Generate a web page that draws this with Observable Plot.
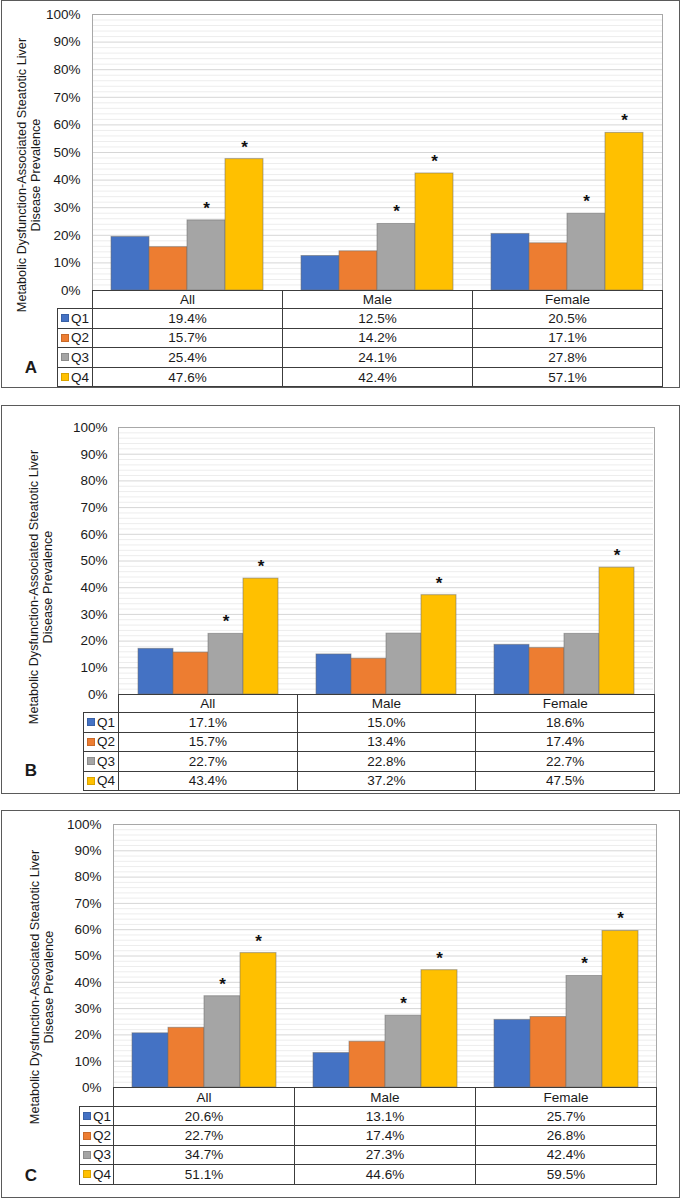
<!DOCTYPE html>
<html><head><meta charset="utf-8">
<script src="https://cdn.jsdelivr.net/npm/d3@7"></script>
<script src="https://cdn.jsdelivr.net/npm/@observablehq/plot@0.6"></script>
<style>
body{margin:0;background:#fff;font-family:"Liberation Sans",Arial,sans-serif;color:#1a1a1a;}
#page{position:relative;width:682px;height:1199px;overflow:hidden;background:#fff;}
.abs{position:absolute;box-sizing:border-box;}
.cell{position:absolute;box-sizing:border-box;border:1px solid #3c3c3c;display:flex;align-items:center;justify-content:center;font-size:13.5px;white-space:nowrap;background:#fff;}
.lab{justify-content:flex-start;padding-left:3px;}
.sw{display:inline-block;width:8px;height:8px;margin-right:2px;box-sizing:border-box;border:1px solid rgba(0,0,0,0.15);}
.ytitle{position:absolute;width:320px;text-align:center;font-size:12.7px;line-height:14px;transform:rotate(-90deg);white-space:nowrap;}
.letter{position:absolute;font-weight:bold;font-size:17px;transform:translate(-50%,-50%);}
</style></head><body><div id="page"></div>
<script>
// ---- data ----
const groups = ["All", "Male", "Female"];
const quartiles = ["Q1", "Q2", "Q3", "Q4"];
const quartileColors = ["#4472C4", "#ED7D31", "#A5A5A5", "#FFC000"];
const panelLetters = ["A", "B", "C"];
const yTitleLines = ["Metabolic Dysfunction-Associated Steatotic Liver", "Disease Prevalence"];
const yTicks = [0, 10, 20, 30, 40, 50, 60, 70, 80, 90, 100];

// prevalence (%) per group (rows: All, Male, Female) x quartile (Q1..Q4)
const prevA = [[19.4, 15.7, 25.4, 47.6], [12.5, 14.2, 24.1, 42.4], [20.5, 17.1, 27.8, 57.1]];
const prevB = [[17.1, 15.7, 22.7, 43.4], [15.0, 13.4, 22.8, 37.2], [18.6, 17.4, 22.7, 47.5]];
const prevC = [[20.6, 22.7, 34.7, 51.1], [13.1, 17.4, 27.3, 44.6], [25.7, 26.8, 42.4, 59.5]];
// significance asterisks
const starsA = [[0, 0, 1, 1], [0, 0, 1, 1], [0, 0, 1, 1]];
const starsB = [[0, 0, 1, 1], [0, 0, 0, 1], [0, 0, 0, 1]];
const starsC = [[0, 0, 1, 1], [0, 0, 1, 1], [0, 0, 1, 1]];

const panelValues = [prevA, prevB, prevC];
const panelStars = [starsA, starsB, starsC];

// ---- layout (page pixels) ----
const layouts = [
  {box: [1, 0, 680, 388], plot: [92, 14, 662, 290], labelLeft: 57, headH: 18, rowH: 19.6, title: [29, 175], letter: [31, 368]},
  {box: [1, 405, 680, 794], plot: [118, 427, 654, 694], labelLeft: 83, headH: 18, rowH: 19.5, title: [41, 587], letter: [31, 771]},
  {box: [1, 810, 680, 1198], plot: [113, 824, 656, 1087], labelLeft: 79, headH: 19, rowH: 19.4, title: [42, 987], letter: [31, 1176]}
];

const page = document.getElementById("page");
const font = '"Liberation Sans", Arial, sans-serif';
const minorTicks = d3.range(2, 100, 2).filter(d => d % 10 !== 0);

function el(cls, style, html) {
  const d = document.createElement("div");
  d.className = cls;
  Object.assign(d.style, style);
  if (html != null) d.innerHTML = html;
  page.appendChild(d);
  return d;
}

panelLetters.forEach((letter, pi) => {
  const L = layouts[pi];
  const prev = panelValues[pi];
  const stars = panelStars[pi];
  const [bl, bt, br, bb] = L.box;
  const [pl, pt, pr, pb] = L.plot;

  // panel box
  el("abs", {left: bl + "px", top: bt + "px", width: (br - bl) + "px", height: (bb - bt) + "px", border: "1.5px solid #5a5a5a"});

  const rows = [];
  groups.forEach((g, gi) => quartiles.forEach((q, qi) =>
    rows.push({group: g, q, value: prev[gi][qi], star: stars[gi][qi]})));

  const chart = Plot.plot({
    width: 682,
    height: pb - bt,
    marginLeft: pl,
    marginRight: 682 - pr,
    marginTop: pt - bt,
    marginBottom: 0,
    style: {fontFamily: font, fontSize: "13.5px", color: "#1a1a1a", background: "transparent", overflow: "visible"},
    fx: {domain: groups, padding: 0, axis: null},
    x: {domain: quartiles, paddingInner: 0, paddingOuter: 0.5, axis: null},
    y: {domain: [0, 100], ticks: yTicks, tickFormat: d => d + "%", tickSize: 0, tickPadding: 12, label: null},
    color: {domain: quartiles, range: quartileColors},
    marks: [
      Plot.ruleY(minorTicks, {stroke: "#ededed", strokeWidth: 1}),
      Plot.ruleY(yTicks.filter(d => d > 0), {stroke: "#d6d6d6", strokeWidth: 1}),
      Plot.barY(rows, {fx: "group", x: "q", y: "value", fill: "q", stroke: "#6e6e6e", strokeOpacity: 0.55, strokeWidth: 1}),
      Plot.text(rows.filter(d => d.star), {fx: "group", x: "q", y: "value", text: () => "*", dy: -12, fontSize: 17, fontWeight: "bold", fill: "#111"})
    ]
  });
  chart.style.position = "absolute";
  chart.style.left = "0px";
  chart.style.top = bt + "px";
  page.appendChild(chart);

  // plot area frame (top/left/right)
  el("abs", {left: pl + "px", top: pt + "px", width: (pr - pl + 1) + "px", height: (pb - pt) + "px",
    border: "1px solid #a8a8a8", borderBottom: "none", pointerEvents: "none"});

  // table
  const cw = (pr - pl) / 3;
  groups.forEach((g, gi) => {
    el("cell", {left: (pl + gi * cw) + "px", top: pb + "px", width: (cw + 1) + "px", height: (L.headH + 1) + "px"}, g);
  });
  quartiles.forEach((q, qi) => {
    const y = pb + L.headH + qi * L.rowH;
    el("cell lab", {left: L.labelLeft + "px", top: y + "px", width: (pl - L.labelLeft + 1) + "px", height: (L.rowH + 1) + "px"},
      `<span class="sw" style="background:${quartileColors[qi]}"></span>${q}`);
    groups.forEach((g, gi) => {
      el("cell", {left: (pl + gi * cw) + "px", top: y + "px", width: (cw + 1) + "px", height: (L.rowH + 1) + "px"},
        prev[gi][qi].toFixed(1) + "%");
    });
  });

  // y title
  el("ytitle", {left: (L.title[0] - 160) + "px", top: (L.title[1] - 14) + "px"}, yTitleLines.join("<br>"));
  // panel letter
  el("letter", {left: L.letter[0] + "px", top: L.letter[1] + "px"}, letter);
});
</script></body></html>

+===+

=== WHAT YOU HAVE TO DO ===
Would you return the data exactly as written, without the pictures?

=== FINISHED TASK ===
Generate a web page that draws this with Observable Plot.
<!DOCTYPE html>
<html><head><meta charset="utf-8">
<script src="https://cdn.jsdelivr.net/npm/d3@7"></script>
<script src="https://cdn.jsdelivr.net/npm/@observablehq/plot@0.6"></script>
<style>
body{margin:0;background:#fff;font-family:"Liberation Sans",Arial,sans-serif;color:#1a1a1a;}
#page{position:relative;width:682px;height:1199px;overflow:hidden;background:#fff;}
.abs{position:absolute;box-sizing:border-box;}
.cell{position:absolute;box-sizing:border-box;border:1px solid #3c3c3c;display:flex;align-items:center;justify-content:center;font-size:13.5px;white-space:nowrap;background:#fff;}
.lab{justify-content:flex-start;padding-left:3px;}
.sw{display:inline-block;width:8px;height:8px;margin-right:2px;box-sizing:border-box;border:1px solid rgba(0,0,0,0.15);}
.ytitle{position:absolute;width:320px;text-align:center;font-size:12.7px;line-height:14px;transform:rotate(-90deg);white-space:nowrap;}
.letter{position:absolute;font-weight:bold;font-size:17px;transform:translate(-50%,-50%);}
</style></head><body><div id="page"></div>
<script>
// ---- data ----
const groups = ["All", "Male", "Female"];
const quartiles = ["Q1", "Q2", "Q3", "Q4"];
const quartileColors = ["#4472C4", "#ED7D31", "#A5A5A5", "#FFC000"];
const panelLetters = ["A", "B", "C"];
const yTitleLines = ["Metabolic Dysfunction-Associated Steatotic Liver", "Disease Prevalence"];
const yTicks = [0, 10, 20, 30, 40, 50, 60, 70, 80, 90, 100];

// prevalence (%) per group (rows: All, Male, Female) x quartile (Q1..Q4)
const prevA = [[19.4, 15.7, 25.4, 47.6], [12.5, 14.2, 24.1, 42.4], [20.5, 17.1, 27.8, 57.1]];
const prevB = [[17.1, 15.7, 22.7, 43.4], [15.0, 13.4, 22.8, 37.2], [18.6, 17.4, 22.7, 47.5]];
const prevC = [[20.6, 22.7, 34.7, 51.1], [13.1, 17.4, 27.3, 44.6], [25.7, 26.8, 42.4, 59.5]];
// significance asterisks
const starsA = [[0, 0, 1, 1], [0, 0, 1, 1], [0, 0, 1, 1]];
const starsB = [[0, 0, 1, 1], [0, 0, 0, 1], [0, 0, 0, 1]];
const starsC = [[0, 0, 1, 1], [0, 0, 1, 1], [0, 0, 1, 1]];

const panelValues = [prevA, prevB, prevC];
const panelStars = [starsA, starsB, starsC];

// ---- layout (page pixels) ----
const layouts = [
  {box: [1, 0, 680, 388], plot: [92, 14, 662, 290], labelLeft: 57, headH: 18, rowH: 19.6, title: [29, 175], letter: [31, 368]},
  {box: [1, 405, 680, 794], plot: [118, 427, 654, 694], labelLeft: 83, headH: 18, rowH: 19.5, title: [41, 587], letter: [31, 771]},
  {box: [1, 810, 680, 1198], plot: [113, 824, 656, 1087], labelLeft: 79, headH: 19, rowH: 19.4, title: [42, 987], letter: [31, 1176]}
];

const page = document.getElementById("page");
const font = '"Liberation Sans", Arial, sans-serif';
const minorTicks = d3.range(2, 100, 2).filter(d => d % 10 !== 0);

function el(cls, style, html) {
  const d = document.createElement("div");
  d.className = cls;
  Object.assign(d.style, style);
  if (html != null) d.innerHTML = html;
  page.appendChild(d);
  return d;
}

panelLetters.forEach((letter, pi) => {
  const L = layouts[pi];
  const prev = panelValues[pi];
  const stars = panelStars[pi];
  const [bl, bt, br, bb] = L.box;
  const [pl, pt, pr, pb] = L.plot;

  // panel box
  el("abs", {left: bl + "px", top: bt + "px", width: (br - bl) + "px", height: (bb - bt) + "px", border: "1.5px solid #5a5a5a"});

  const rows = [];
  groups.forEach((g, gi) => quartiles.forEach((q, qi) =>
    rows.push({group: g, q, value: prev[gi][qi], star: stars[gi][qi]})));

  const chart = Plot.plot({
    width: 682,
    height: pb - bt,
    marginLeft: pl,
    marginRight: 682 - pr,
    marginTop: pt - bt,
    marginBottom: 0,
    style: {fontFamily: font, fontSize: "13.5px", color: "#1a1a1a", background: "transparent", overflow: "visible"},
    fx: {domain: groups, padding: 0, axis: null},
    x: {domain: quartiles, paddingInner: 0, paddingOuter: 0.5, axis: null},
    y: {domain: [0, 100], ticks: yTicks, tickFormat: d => d + "%", tickSize: 0, tickPadding: 12, label: null},
    color: {domain: quartiles, range: quartileColors},
    marks: [
      Plot.ruleY(minorTicks, {stroke: "#ededed", strokeWidth: 1}),
      Plot.ruleY(yTicks.filter(d => d > 0), {stroke: "#d6d6d6", strokeWidth: 1}),
      Plot.barY(rows, {fx: "group", x: "q", y: "value", fill: "q", stroke: "#6e6e6e", strokeOpacity: 0.55, strokeWidth: 1}),
      Plot.text(rows.filter(d => d.star), {fx: "group", x: "q", y: "value", text: () => "*", dy: -12, fontSize: 17, fontWeight: "bold", fill: "#111"})
    ]
  });
  chart.style.position = "absolute";
  chart.style.left = "0px";
  chart.style.top = bt + "px";
  page.appendChild(chart);

  // plot area frame (top/left/right)
  el("abs", {left: pl + "px", top: pt + "px", width: (pr - pl + 1) + "px", height: (pb - pt) + "px",
    border: "1px solid #a8a8a8", borderBottom: "none", pointerEvents: "none"});

  // table
  const cw = (pr - pl) / 3;
  groups.forEach((g, gi) => {
    el("cell", {left: (pl + gi * cw) + "px", top: pb + "px", width: (cw + 1) + "px", height: (L.headH + 1) + "px"}, g);
  });
  quartiles.forEach((q, qi) => {
    const y = pb + L.headH + qi * L.rowH;
    el("cell lab", {left: L.labelLeft + "px", top: y + "px", width: (pl - L.labelLeft + 1) + "px", height: (L.rowH + 1) + "px"},
      `<span class="sw" style="background:${quartileColors[qi]}"></span>${q}`);
    groups.forEach((g, gi) => {
      el("cell", {left: (pl + gi * cw) + "px", top: y + "px", width: (cw + 1) + "px", height: (L.rowH + 1) + "px"},
        prev[gi][qi].toFixed(1) + "%");
    });
  });

  // y title
  el("ytitle", {left: (L.title[0] - 160) + "px", top: (L.title[1] - 14) + "px"}, yTitleLines.join("<br>"));
  // panel letter
  el("letter", {left: L.letter[0] + "px", top: L.letter[1] + "px"}, letter);
});
</script></body></html>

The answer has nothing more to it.